Artifact af9e3e581ebc55f10ab8ec1c8244f35e4e98ee51333a5c2f60df3af31fc3df90:
- File tip/346.md — part of check-in [9097468063] at 2022-08-26 13:22:42 on branch main — Move TIP #346 from 8.7 to 9.0, since it is related to TIP #568 (which is in 9.0 now) (user: jan.nijtmans size: 2493)
TIP 346: Error on Failed String Encodings
Author: Alexandre Ferrieux <[email protected]>
State: Draft
Type: Project
Vote: Pending
Created: 02-Feb-2009
Post-History:
Keywords: Tcl,encoding,convertto,strict,Unicode,String,ByteArray
Tcl-Version: 9.0
Abstract
This TIP proposes to raise an error when an encoding-based conversion loses information.
Background
Encoding-based conversions occur e.g. when writing a string to a
channel. In doing so, Unicode characters are converted to sequences of bytes
according to the channel's encoding.

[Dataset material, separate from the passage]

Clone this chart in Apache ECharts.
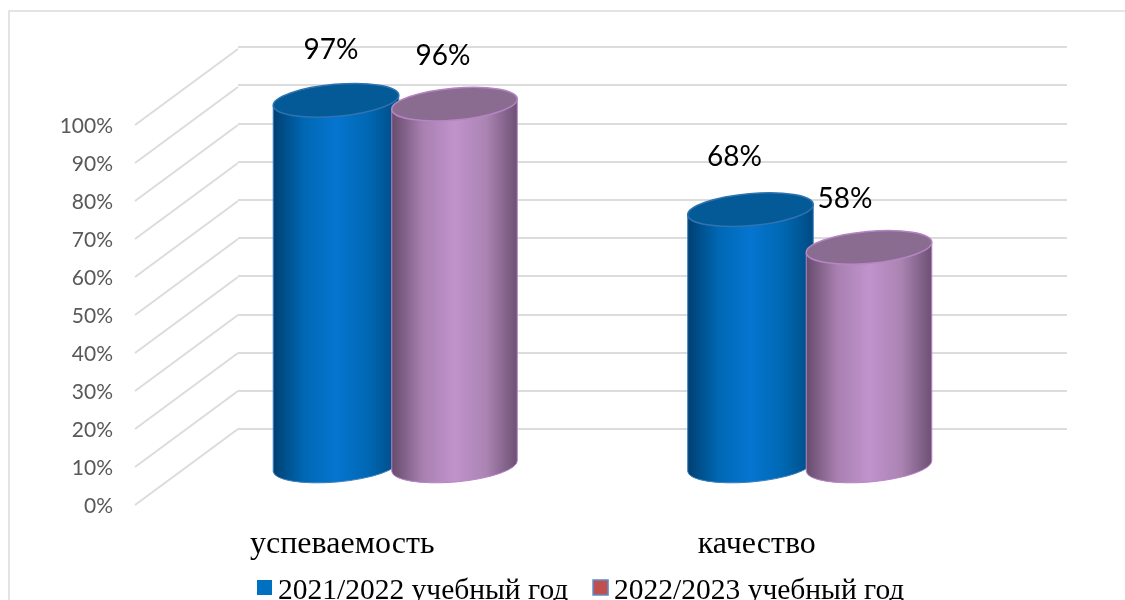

Similarly, a conversion can occur
on request of the ByteArray internal representation of an object, the target
encoding being ISO8859-1. In both cases, for some
combinations of Unicode char and target encoding, the mapping is lossy
(non-injective). For example, the "é
" character, and many of its
cousins, is mapped to a "?
" in the 'ascii' target encoding. Also, Unicode chars above \u00FF get 'projected' onto their low byte in the ISO8859-1 ByteArray conversion.
This loss of information, in the first case, introduces unnoticed i18n mishandlings. In the second case, it makes it unreliable to do pure-ByteArray operations on objects unless they have no string representation. This induces unwanted and hard-to-debug performance hits on bytearray manipulations when people add debugging puts.
Proposed Change
This TIP proposes to make this loss conspicuous.
For the first use case, the idea is to introduce a -strict option to encoding convertto, that would raise an explicit error when non-mappable characters are met. Lossy conversions during channel I/O would also fail if a -strictencoding true [fconfigure] option is set. For the second case, we simply want the conversion to fail, like does the Listification of an ill-formed list. In both cases, the change consists of letting the proper internal conversion routine like SetByteArrayFromAny return TCL_ERROR.
Rationale
The second case does imply a Potential Incompatibility, since currently SBFA is documented to always return TCL_OK. However, it is felt that virtually all cases that are sensitive to this, are actually half-working in a completely hidden manner. Hence the global effect is a healthy one.
Reference Example
See Bug 1665628.
Copyright
This document has been placed in the public domain.